Manganese borohydride; synthesis and characterization

Abstract

Solvent-based synthesis and characterization of α-Mn(BH₄)₂ and a new nanoporous polymorph of manganese borohydride, γ-Mn(BH₄)₂, via a new solvate precursor, Mn(BH₄)₂·1/2S(CH₃)₂, is presented. Manganese chloride is reacted with lithium borohydride in a toluene/dimethylsulfide mixture at room temperature, which yields halide and solvent-free manganese borohydride after extraction with dimethylsulfide (DMS) and subsequent removal of residual solvent.

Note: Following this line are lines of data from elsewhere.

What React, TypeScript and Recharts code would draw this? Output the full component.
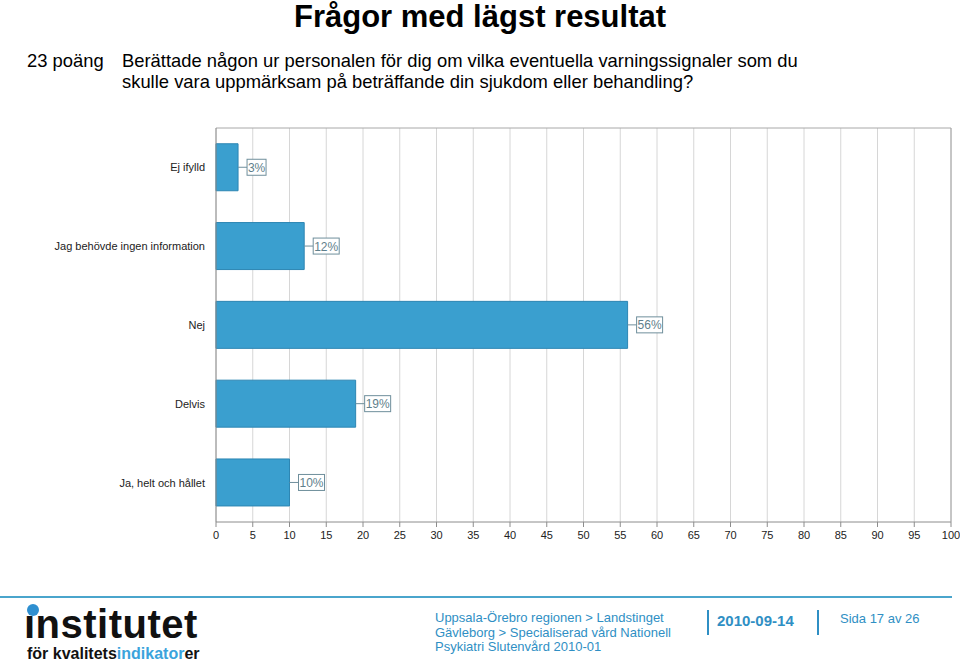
import React from "react";
import {
  Bar,
  BarChart,
  CartesianGrid,
  LabelList,
  XAxis,
  YAxis,
} from "recharts";

const categories = [
  "Ej ifylld",
  "Jag behövde ingen information",
  "Nej",
  "Delvis",
  "Ja, helt och hållet",
];
const percentValues = [3, 12, 56, 19, 10];
const xTicks = [0, 5, 10, 15, 20, 25, 30, 35, 40, 45, 50, 55, 60, 65, 70, 75, 80, 85, 90, 95, 100];

// minor tick marks only (no labels)
const xMinorTicks = Array.from({ length: 61 }, (_, i) => (i * 5) / 3);
const yMinorTicks = Array.from({ length: 31 }, (_, i) => i);

const chartData = categories.map((name, i) => ({ name, value: percentValues[i] }));

const BLUE = "#3a9fcf";
const FONT = "'Liberation Sans', Arial, sans-serif";

const NoTick = () => <g />;

const ValueBox = (props: any) => {
  const { x, y, width, height, value } = props;
  const text = `${value}%`;
  const x0 = x + width;
  const cy = y + height / 2;
  const boxW = text.length * 7 + 5;
  return (
    <g>
      <line x1={x0} y1={cy} x2={x0 + 9} y2={cy} stroke="#6f8f9c" />
      <rect x={x0 + 9} y={cy - 8} width={boxW} height={16} fill="#fff" stroke="#6f8f9c" />
      <text
        x={x0 + 9 + boxW / 2}
        y={cy + 4.5}
        textAnchor="middle"
        fontSize={12}
        fontFamily={FONT}
        fill="#5f7f8c"
      >
        {text}
      </text>
    </g>
  );
};

const App = () => {
  return (
    <div
      style={{
        position: "absolute",
        left: 0,
        top: 0,
        width: 960,
        height: 661,
        background: "#fff",
        fontFamily: FONT,
        overflow: "hidden",
      }}
    >
      <div
        style={{
          position: "absolute",
          top: 1,
          left: 0,
          width: 960,
          textAlign: "center",
          fontSize: 31,
          lineHeight: "31px",
          fontWeight: "bold",
          color: "#000",
        }}
      >
        Frågor med lägst resultat
      </div>
      <div style={{ position: "absolute", top: 50, left: 27, fontSize: 18.4, lineHeight: "21px", color: "#000" }}>
        23 poäng
      </div>
      <div
        style={{
          position: "absolute",
          top: 50,
          left: 122,
          fontSize: 18.4,
          lineHeight: "21px",
          color: "#000",
          width: 800,
        }}
      >
        Berättade någon ur personalen för dig om vilka eventuella varningssignaler som du
        <br />
        skulle vara uppmärksam på beträffande din sjukdom eller behandling?
      </div>

      <div style={{ position: "absolute", top: 0, left: 0 }}>
        <BarChart
          width={960}
          height={560}
          data={chartData}
          layout="vertical"
          barCategoryGap="20%"
          margin={{ top: 127, right: 8, left: 0, bottom: 8 }}
        >
          <CartesianGrid horizontal={false} stroke="#d6d6d6" xAxisId="main" yAxisId="cat" />
          <XAxis
            xAxisId="main"
            type="number"
            domain={[0, 100]}
            ticks={xTicks}
            interval={0}
            tickSize={5}
            tickMargin={4}
            height={30}
            stroke="#8c8c8c"
            tick={{ fontSize: 11, fill: "#222", fontFamily: FONT }}
          />
          <XAxis
            xAxisId="minor"
            type="number"
            domain={[0, 100]}
            ticks={xMinorTicks}
            interval={0}
            mirror
            tickSize={3}
            axisLine={false}
            stroke="#8c8c8c"
            tick={NoTick}
          />
          <XAxis
            xAxisId="top"
            orientation="top"
            type="number"
            domain={[0, 100]}
            height={1}
            tick={false}
            tickLine={false}
            stroke="#a8a8a8"
          />
          <YAxis
            yAxisId="cat"
            type="category"
            dataKey="name"
            width={216}
            tickLine={false}
            tickSize={5}
            tickMargin={6}
            stroke="#8c8c8c"
            tick={{ fontSize: 11, fill: "#222", fontFamily: FONT }}
          />
          <YAxis
            yAxisId="minor"
            type="number"
            domain={[0, 30]}
            ticks={yMinorTicks}
            interval={0}
            mirror
            width={0}
            tickSize={-4}
            axisLine={false}
            stroke="#8c8c8c"
            tick={NoTick}
          />
          <YAxis
            yAxisId="right"
            orientation="right"
            type="number"
            domain={[0, 30]}
            width={1}
            tick={false}
            tickLine={false}
            stroke="#a0a0a0"
          />
          <Bar
            dataKey="value"
            xAxisId="main"
            yAxisId="cat"
            fill={BLUE}
            stroke="#2d86b3"
            isAnimationActive={false}
          >
            <LabelList dataKey="value" content={ValueBox} />
          </Bar>
        </BarChart>
      </div>

      {/* footer */}
      <div
        style={{
          position: "absolute",
          top: 596,
          left: 0,
          width: 952,
          height: 2,
          background: "#4aa5cc",
        }}
      />
      <div style={{ position: "absolute", left: 24, top: 604 }}>
        <div
          style={{
            position: "relative",
            fontSize: 40,
            fontWeight: "bold",
            letterSpacing: 0.5,
            color: "#111",
            lineHeight: "40px",
            height: 40,
          }}
        >
          ınstitutet
          <span
            style={{
              position: "absolute",
              left: 3,
              top: 0,
              width: 12,
              height: 12,
              borderRadius: 6,
              background: "#2e8fd0",
            }}
          />
        </div>
        <div
          style={{
            fontSize: 16,
            lineHeight: "16px",
            fontWeight: "bold",
            color: "#111",
            marginTop: 2,
            marginLeft: 3,
          }}
        >
          för kvalitets<span style={{ color: "#3aa3dc" }}>indikator</span>er
        </div>
      </div>

      <div
        style={{
          position: "absolute",
          left: 435,
          top: 611,
          fontSize: 13,
          lineHeight: "14.5px",
          color: "#2f8fc4",
        }}
      >
        Uppsala-Örebro regionen &gt; Landstinget
        <br />
        Gävleborg &gt; Specialiserad vård Nationell
        <br />
        Psykiatri Slutenvård 2010-01
      </div>
      <div style={{ position: "absolute", left: 707, top: 610, width: 2, height: 25, background: "#2f8fc4" }} />
      <div
        style={{
          position: "absolute",
          left: 717,
          top: 612,
          fontSize: 15,
          fontWeight: "bold",
          color: "#2f8fc4",
        }}
      >
        2010-09-14
      </div>
      <div style={{ position: "absolute", left: 817, top: 610, width: 2, height: 25, background: "#2f8fc4" }} />
      <div style={{ position: "absolute", left: 840, top: 611, fontSize: 13, color: "#2f8fc4" }}>
        Sida 17 av 26
      </div>
    </div>
  );
};

export default App;
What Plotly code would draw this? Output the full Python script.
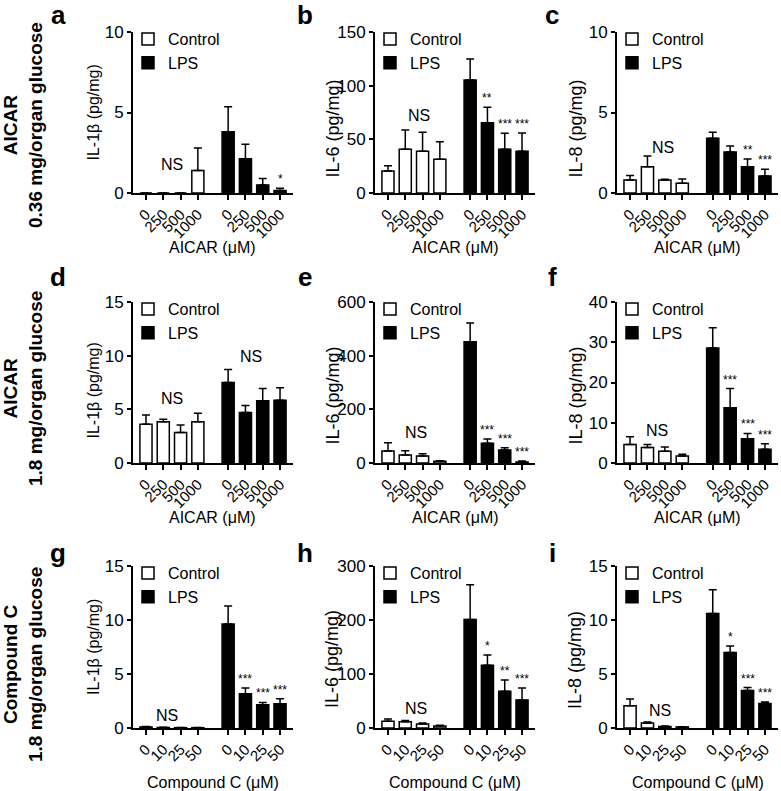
import plotly.graph_objects as go

W, H = 781, 791

# ---------------- data ----------------
aicar_ticks = ["0", "250", "500", "1000"]
cc_ticks = ["0", "10", "25", "50"]

# panel a: IL-1b, AICAR, 0.36 mg/organ glucose
a_ctrl = [0.0, 0.0, 0.0, 1.4]
a_ctrl_err = [0.0, 0.0, 0.0, 1.4]
a_lps = [3.8, 2.13, 0.5, 0.15]
a_lps_err = [1.55, 0.9, 0.4, 0.15]
a_sig = ["", "", "", "*"]

# panel b: IL-6
b_ctrl = [20.5, 40.7, 39.0, 31.4]
b_ctrl_err = [5.0, 18.0, 17.5, 16.4]
b_lps = [105.3, 65.5, 40.7, 39.0]
b_lps_err = [19.6, 14.4, 15.0, 17.0]
b_sig = ["", "**", "***", "***"]

# panel c: IL-8
c_ctrl = [0.81, 1.63, 0.81, 0.6]
c_ctrl_err = [0.27, 0.67, 0.05, 0.27]
c_lps = [3.4, 2.55, 1.63, 1.06]
c_lps_err = [0.37, 0.37, 0.48, 0.41]
c_sig = ["", "", "**", "***"]

# panel d: IL-1b, AICAR, 1.8 mg/organ glucose
d_ctrl = [3.6, 3.85, 2.83, 3.85]
d_ctrl_err = [0.87, 0.22, 0.71, 0.78]
d_lps = [7.5, 4.7, 5.8, 5.85]
d_lps_err = [1.2, 0.65, 1.15, 1.15]
d_sig = ["", "", "", ""]

# panel e: IL-6
e_ctrl = [44.7, 29.8, 26.0, 6.3]
e_ctrl_err = [31.0, 16.0, 8.7, 2.4]
e_lps = [452.0, 73.4, 48.5, 3.7]
e_lps_err = [70.0, 16.0, 8.5, 3.8]
e_sig = ["", "***", "***", "***"]

# panel f: IL-8
f_ctrl = [4.6, 3.85, 2.9, 1.75]
f_ctrl_err = [1.9, 0.75, 1.1, 0.45]
f_lps = [28.6, 13.7, 6.05, 3.4]
f_lps_err = [5.0, 4.8, 1.3, 1.4]
f_sig = ["", "***", "***", "***"]

# panel g: IL-1b, Compound C, 1.8 mg/organ glucose
g_ctrl = [0.1, 0.05, 0.03, 0.03]
g_ctrl_err = [0.05, 0.02, 0.01, 0.01]
g_lps = [9.63, 3.17, 2.15, 2.25]
g_lps_err = [1.67, 0.53, 0.22, 0.45]
g_sig = ["", "***", "***", "***"]

# panel h: IL-6
h_ctrl = [12.3, 11.7, 7.4, 3.7]
h_ctrl_err = [4.3, 2.4, 1.8, 1.2]
h_lps = [201.0, 116.0, 68.0, 52.0]
h_lps_err = [64.5, 19.0, 21.0, 22.0]
h_sig = ["", "*", "**", "***"]

# panel i: IL-8
i_ctrl = [2.06, 0.46, 0.15, 0.1]
i_ctrl_err = [0.62, 0.09, 0.03, 0.02]
i_lps = [10.6, 7.0, 3.48, 2.28]
i_lps_err = [2.2, 0.6, 0.27, 0.12]
i_sig = ["", "*", "***", "***"]

y_titles = ["IL-1β (pg/mg)", "IL-6 (pg/mg)", "IL-8 (pg/mg)"]
x_titles = ["AICAR (μM)", "AICAR (μM)", "Compound C (μM)"]
row_titles = ["AICAR<br>0.36 mg/organ glucose",
              "AICAR<br>1.8 mg/organ glucose",
              "Compound C<br>1.8 mg/organ glucose"]
panel_letters = ["a", "b", "c", "d", "e", "f", "g", "h", "i"]
y_max = [10, 150, 10, 15, 600, 40, 15, 300, 15]
y_step = [5, 50, 5, 5, 200, 10, 5, 100, 5]

panels = [
    (a_ctrl, a_ctrl_err, a_lps, a_lps_err, a_sig),
    (b_ctrl, b_ctrl_err, b_lps, b_lps_err, b_sig),
    (c_ctrl, c_ctrl_err, c_lps, c_lps_err, c_sig),
    (d_ctrl, d_ctrl_err, d_lps, d_lps_err, d_sig),
    (e_ctrl, e_ctrl_err, e_lps, e_lps_err, e_sig),
    (f_ctrl, f_ctrl_err, f_lps, f_lps_err, f_sig),
    (g_ctrl, g_ctrl_err, g_lps, g_lps_err, g_sig),
    (h_ctrl, h_ctrl_err, h_lps, h_lps_err, h_sig),
    (i_ctrl, i_ctrl_err, i_lps, i_lps_err, i_sig),
]

# "NS" label placement (data coords) per panel: list of (x, y)
ns_marks = [
    [(1.5, 1.75)], [(1.8, 72)], [(1.9, 2.85)],
    [(1.5, 6.0), (6.1, 9.9)], [(1.6, 115)], [(1.55, 8.2)],
    [(1.2, 1.2)], [(1.6, 36)], [(1.7, 1.65)],
]

# ---------------- layout geometry (pixels) ----------------
FONT = "Arial, Liberation Sans, sans-serif"
col_x0 = [133, 375, 617]
col_x1 = [293, 535, 778]
row_y0 = [32, 302, 566]
row_y1 = [193, 463, 728]
ytitle_x = [93, 332, 575]
ytitle_yoff = [[0, 16, 16], [8, 13, 13], [0, 12, 13]]
letter_x = [58, 305, 552]
letter_y = [15, 277, 553]
row_title_y = [125, 389, 665]

ctrl_pos = [0, 1, 2, 3]
lps_pos = [4.75, 5.75, 6.75, 7.75]

fig = go.Figure()
layout = dict(
    width=W, height=H, margin=dict(l=0, r=0, t=0, b=0, autoexpand=False),
    paper_bgcolor="white", plot_bgcolor="white",
    barmode="overlay", font=dict(family=FONT, color="black"),
    annotations=[],
)


def px(xp):
    return xp / W


def py(yp):
    return 1 - yp / H


for k, (ctrl, ctrl_err, lps, lps_err, sig) in enumerate(panels):
    r, c = divmod(k, 3)
    n = k + 1
    xa = "x" if n == 1 else f"x{n}"
    ya = "y" if n == 1 else f"y{n}"
    lg = "legend" if n == 1 else f"legend{n}"
    ticks = aicar_ticks if r < 2 else cc_ticks

    fig.add_trace(go.Bar(
        x=ctrl_pos, y=ctrl, width=0.7, name="Control",
        marker=dict(color="white", line=dict(color="black", width=1.5)),
        error_y=dict(type="data", array=ctrl_err, arrayminus=[0] * 4,
                     symmetric=False, color="black", thickness=1.5, width=4),
        xaxis=xa, yaxis=ya, legend=lg,
    ))
    fig.add_trace(go.Bar(
        x=lps_pos, y=lps, width=0.7, name="LPS",
        marker=dict(color="black", line=dict(color="black", width=1.5)),
        error_y=dict(type="data", array=lps_err, arrayminus=[0] * 4,
                     symmetric=False, color="black", thickness=1.5, width=4),
        xaxis=xa, yaxis=ya, legend=lg,
    ))

    layout["xaxis" if n == 1 else f"xaxis{n}"] = dict(
        domain=[px(col_x0[c]), px(col_x1[c])], anchor=ya,
        range=[-0.75, 8.5], tickmode="array",
        tickvals=ctrl_pos + lps_pos, ticktext=ticks + ticks,
        tickangle=-45, ticks="outside", ticklen=5, tickwidth=1.5,
        tickcolor="black", showline=True, linewidth=1.5, linecolor="black",
        showgrid=False, zeroline=False, tickfont=dict(size=15, family=FONT),
        fixedrange=True, automargin=False,
    )
    layout["yaxis" if n == 1 else f"yaxis{n}"] = dict(
        domain=[py(row_y1[r]), py(row_y0[r])], anchor=xa,
        range=[0, y_max[k]], tickmode="linear", tick0=0, dtick=y_step[k],
        ticks="outside", ticklen=4, tickwidth=1.5, tickcolor="black",
        showline=True, linewidth=1.8, linecolor="black",
        showgrid=False, zeroline=False, tickfont=dict(size=17, family=FONT),
        fixedrange=True, automargin=False,
    )
    layout[lg] = dict(
        x=px(col_x0[c] - 5), y=py(row_y0[r] - 10), xanchor="left", yanchor="top",
        bgcolor="rgba(0,0,0,0)", font=dict(size=16, family=FONT),
        tracegroupgap=0, itemclick=False, itemdoubleclick=False,
    )

    # significance marks above LPS bars
    for pos, v, e, s in zip(lps_pos, lps, lps_err, sig):
        if s:
            layout["annotations"].append(dict(
                x=pos, y=v + e, xref=xa, yref=ya, text=s, showarrow=False,
                yanchor="bottom", yshift=0,
                font=dict(size=12, family=FONT, color="black"),
            ))
    for (nx, ny) in ns_marks[k]:
        layout["annotations"].append(dict(
            x=nx, y=ny, xref=xa, yref=ya, text="NS", showarrow=False,
            yanchor="middle", font=dict(size=16, family=FONT),
        ))

    # y title
    cy = (row_y0[r] + row_y1[r]) / 2 + ytitle_yoff[r][c]
    layout["annotations"].append(dict(
        x=px(ytitle_x[c]), y=py(cy), xref="paper", yref="paper",
        text=y_titles[c], textangle=-90, showarrow=False,
        xanchor="center", yanchor="middle",
        font=dict(size=16 if c == 0 else 18, family=FONT),
    ))
    # x title
    layout["annotations"].append(dict(
        x=px((col_x0[c] + col_x1[c]) / 2), y=py(row_y1[r] + 54),
        xref="paper", yref="paper", text=x_titles[r], showarrow=False,
        xanchor="center", yanchor="middle", font=dict(size=16, family=FONT),
    ))
    # panel letter
    layout["annotations"].append(dict(
        x=px(letter_x[c]), y=py(letter_y[r]), xref="paper", yref="paper",
        text=f"<b>{panel_letters[k]}</b>", showarrow=False,
        xanchor="center", yanchor="middle", font=dict(size=26, family=FONT),
    ))

for r in range(3):
    layout["annotations"].append(dict(
        x=px(23), y=py(row_title_y[r]), xref="paper", yref="paper",
        text=f"<b>{row_titles[r]}</b>", textangle=-90, showarrow=False,
        xanchor="center", yanchor="middle", font=dict(size=19, family=FONT),
    ))

fig.update_layout(**layout)
fig.write_html(
    "out.html",
    config={"displayModeBar": False},
    post_script="document.body.style.margin='0';"
                "document.documentElement.style.overflow='hidden';"
                "document.body.style.overflow='hidden';",
)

This work constitutes the first example of establishing a successful, reproducible solvent-based synthesis route for a pure, crystalline, stable transition metal borohydride. The new polymorph, γ-Mn(BH₄)₂, is shown to be the manganese counterpart of the zeolite-like compound, γ-Mg(BH₄)₂ (cubic, a = 16.209(1) Å, space group Ida). It is verified that large pores (diameter > 6.0 Å) exist in this structure. The solvate, Mn(BH₄)₂·1/2S(CH₃)₂, is subsequently shown to be the analogue of Mg(BH₄)₂·1/2S(CH₃)₂. As the structural analogies between Mg(BH₄)₂ and Mn(BH₄)₂ became evident a new polymorph of Mg(BH₄)₂ was identified and termed ζ-Mg(BH₄)₂. ζ-Mg(BH₄)₂ is the structural counterpart of α-Mn(BH₄)₂. All synthesis products are characterized employing synchrotron radiation-powder X-ray diffraction, infrared spectroscopy and thermogravimetric analysis in combination with mass spectroscopy. Thermal analysis reveals the decomposition of Mn(BH₄)₂ to occur at 160 °C, accompanied by a mass loss of 14.8 wt%. A small quantity of the desorbed gaseous species is identified as diborane (ρ_m(Mn(BH₄)₂) = 9.5 wt% H₂), while the remaining majority is found to be hydrogen.